Tuesday, May 10, 2016

"Captain America: Civil War" and the Divided States of America


Civil wars are the perfect subjects for the dramatic arts. The sundering of unity and the turning of friend on friend is exactly the sort of thing that makes directors and authors drool. It's heart rending, it's tense, it's emotional, and the losses in the end teach us the valuable lesson that often times nobody wins.

We easily forget sometimes that movies are not simply there for our entertainment. They are entertaining for sure, but the actors and directors who breathe life into the frames are artists, and artists have always served as the windows into the hearts and minds of those whom they live among. People have painted Christ since he walked the Earth and how he is portrayed says much about the attitudes of the society in which the painter lived. 

In the same way, the Russo brothers offer us a vivid spectacle of the mighty heroes we love turning on one another that says as much about the times we live in as it does the heroes on screen. The central conflict of the film is not so much about government oversight (a timely topic in and of itself) as it is about a group of extraordinary people with an identity crisis. Are they members of the society they fight to protect and therefore beholden to the laws that bind mortal men (Iron Man)? Or do they stand above mankind and do whatever is necessary to protect him, even at the cost of human life (Captain America)? 

This of course, assumes that the characters even know who they themselves are. Scarlet Witch wonders aloud if she's still who she was before she was gifted her powers. Vision isn't entirely sure what it is that gives him his powers or why he suddenly is not the perfectly calculating synthetic being he has always been. The boy Spider-Man struggles with whether he can still be a normal teenager or whether or not he is completely set apart from them. Iron Man and Cap only seem sure that they can't stop doing what they do because they don't want to. 

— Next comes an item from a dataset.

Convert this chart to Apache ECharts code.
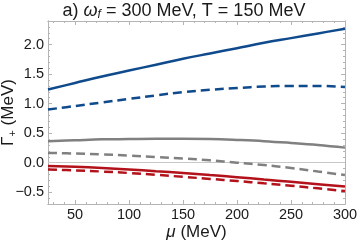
<!DOCTYPE html>
<html><head><meta charset="utf-8">
<script src="https://cdn.jsdelivr.net/npm/echarts@6/dist/echarts.min.js"></script>
<style>html,body{margin:0;padding:0;background:#fff}#c{width:359px;height:242px}</style>
</head><body><div id="c"></div>
<script>
const mu = [25, 50, 75, 100, 125, 150, 175, 200, 225, 250, 275, 300];
const blueSolid  = [1.24, 1.35, 1.46, 1.56, 1.66, 1.76, 1.85, 1.94, 2.03, 2.11, 2.19, 2.27];
const blueDashed = [0.90, 0.96, 1.02, 1.08, 1.14, 1.195, 1.235, 1.265, 1.29, 1.30, 1.30, 1.28];
const graySolid  = [0.365, 0.38, 0.395, 0.40, 0.405, 0.405, 0.40, 0.385, 0.365, 0.335, 0.30, 0.255];
const grayDashed = [0.165, 0.155, 0.14, 0.12, 0.095, 0.07, 0.04, 0.0, -0.04, -0.09, -0.15, -0.21];
const redSolid   = [-0.055, -0.07, -0.09, -0.115, -0.145, -0.175, -0.21, -0.245, -0.285, -0.325, -0.365, -0.405];
const redDashed  = [-0.115, -0.13, -0.15, -0.175, -0.205, -0.24, -0.275, -0.31, -0.35, -0.39, -0.435, -0.48];
const xTicks = [50, 100, 150, 200, 250, 300];
const xMinor = [30, 40, 60, 70, 80, 90, 110, 120, 130, 140, 160, 170, 180, 190, 210, 220, 230, 240, 260, 270, 280, 290];
const yTicks = [-0.5, 0, 0.5, 1.0, 1.5, 2.0];
const yMinor = [-0.6, -0.4, -0.3, -0.2, -0.1, 0.1, 0.2, 0.3, 0.4, 0.6, 0.7, 0.8, 0.9, 1.1, 1.2, 1.3, 1.4, 1.6, 1.7, 1.8, 1.9, 2.1, 2.2, 2.3];
const titleText = 'a) {i|ω}{s|f} = 300 MeV, T = 150 MeV';

const BLUE = '#0f4a8c', GRAY = '#808080', RED = '#b3121b', FRAME = '#b4b4b4';
const FONT = 'Liberation Sans';
const X0 = 25, X1 = 300, Y0 = -0.7, Y1 = 2.4;

function xAx(pos, ticks, len, labels, extra) {
  return Object.assign({
    type: 'value', position: pos, min: X0, max: X1,
    axisLine: { show: true, onZero: false, lineStyle: { color: FRAME, width: 1 } },
    axisTick: { show: true, inside: true, length: len, customValues: ticks, lineStyle: { color: FRAME } },
    axisLabel: labels ? { show: true, customValues: ticks, color: '#1a1a1a', fontSize: 14.5, fontFamily: FONT, margin: 3 } : { show: false },
    splitLine: { show: false }, nameMoveOverlap: false
  }, extra || {});
}
function yAx(pos, ticks, len, labels, extra) {
  return Object.assign({
    type: 'value', position: pos, min: Y0, max: Y1,
    axisLine: { show: true, onZero: false, lineStyle: { color: FRAME, width: 1 } },
    axisTick: { show: true, inside: true, length: len, customValues: ticks, lineStyle: { color: FRAME } },
    axisLabel: labels ? { show: true, customValues: ticks, color: '#1a1a1a', fontSize: 14.5, fontFamily: FONT, margin: 4,
      formatter: v => (v < 0 ? '\u2212' : '') + Math.abs(v).toFixed(1) } : { show: false },
    splitLine: { show: false }, nameMoveOverlap: false
  }, extra || {});
}

const chart = echarts.init(document.getElementById('c'), null, { renderer: 'canvas' });
function ser(data, color, dashed, extra) {
  return Object.assign({
    type: 'line', xAxisIndex: 0, yAxisIndex: 0, smooth: 0.4, symbol: 'none',
    data: mu.map((m, i) => [m, data[i]]),
    lineStyle: { color, width: 2.5, type: dashed ? [9, 5] : 'solid' },
    z: 3, silent: true
  }, extra || {});
}
chart.setOption({
  animation: false,
  graphic: [{
    type: 'text', x: 184, y: 11, silent: true,
    style: {
      text: titleText, align: 'center', verticalAlign: 'middle',
      fontFamily: FONT, fontSize: 18, fill: '#1a1a1a',
      rich: { i: { fontFamily: FONT, fontStyle: 'italic', fontSize: 18, fill: '#1a1a1a' },
              s: { fontFamily: FONT, fontStyle: 'italic', fontSize: 12, padding: [8, 0, 0, 0], fill: '#1a1a1a' } }
    }
  }],
  grid: { left: 48, right: 14, top: 21, bottom: 38, outerBoundsMode: 'none', containLabel: false },
  xAxis: [
    xAx('bottom', xTicks, 4, true, {
      name: '{i|μ} (MeV)', nameLocation: 'middle', nameGap: 20,
      nameTextStyle: { fontFamily: FONT, fontSize: 17, color: '#1a1a1a', rich: { i: { fontFamily: FONT, fontStyle: 'italic', fontSize: 17, color: '#1a1a1a' } } }
    }),
    xAx('bottom', xMinor, 2, false),
    xAx('top', xTicks, 4, false),
    xAx('top', xMinor, 2, false)
  ],
  yAxis: [
    yAx('left', yTicks, 4, true, {
      name: 'Γ{s|+} (MeV)', nameLocation: 'middle', nameGap: 30,
      nameTextStyle: { fontFamily: FONT, fontSize: 17, color: '#1a1a1a', rich: { s: { fontFamily: FONT, fontSize: 11, color: '#1a1a1a', padding: [9, 0, 0, 0] } } }
    }),
    yAx('left', yMinor, 2, false),
    yAx('right', yTicks, 4, false),
    yAx('right', yMinor, 2, false)
  ],
  series: [
    ser(blueSolid, BLUE, false, {
      markLine: { silent: true, symbol: 'none', label: { show: false },
        lineStyle: { color: '#c8c8c8', width: 1, type: 'solid' }, data: [{ yAxis: 0 }], z: 1 }
    }),
    ser(blueDashed, BLUE, true),
    ser(graySolid, GRAY, false),
    ser(grayDashed, GRAY, true),
    ser(redSolid, RED, false),
    ser(redDashed, RED, true)
  ]
});
</script></body></html>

All of these uncertainties break apart the mighty Avengers from within. In the dazzling airport sequence, men and women who we have always known as the most steadfast of friends duel: Black Widow with Hawkeye, Vision with Scarlet Witch, and Iron Man with Captain America. The lines become blurred when, at different points, Black Widow, Black Panther and even Iron Man himself switch sides. The Winter Soldier briefly turns on both sides when Colonel Zemo reactivates his hidden Hydra identity. 

This dramatic spectacle draws from the current state of American culture where we have perhaps never been as divided as we are today. Even the War Between the States presents a more black and white picture than the myriad shades of grey that have proliferated in the past two decades. Our political affiliation, our religions, our views on government, our sports teams, our styles and music, our lack of religion or our views of morality and law all divide us. In a society obsessed with identifying oneself with a larger group, we're not even sure anymore what gender we are. All we know is that anyone who thinks differently than ourselves is not only wrong, but by disagreeing with us they are impinging on our very right to exist and must be bludgeoned into accepting our viewpoint as valid. 

Like Agent Carter so eloquently put it, when the world asks us to move, we defiantly plant our feet and demand that they move instead. This works when men work together for a common good. When everyone does it for their own individual agenda, it fractures a society.

There is hope. At the end of the movie, Tony Stark reads a letter written to him from Steve Rodgers. Steve knows that his relationship with Tony will never be the same. They both know that the Avengers have been sundered for a length of time to be determined. But along with the letter is a cell phone and the promise that "If you need me, I'll be there". There is the hope of healing and of being brought back together again.

As is so often the case, we look to our heroes to do the impossible and to show us the way.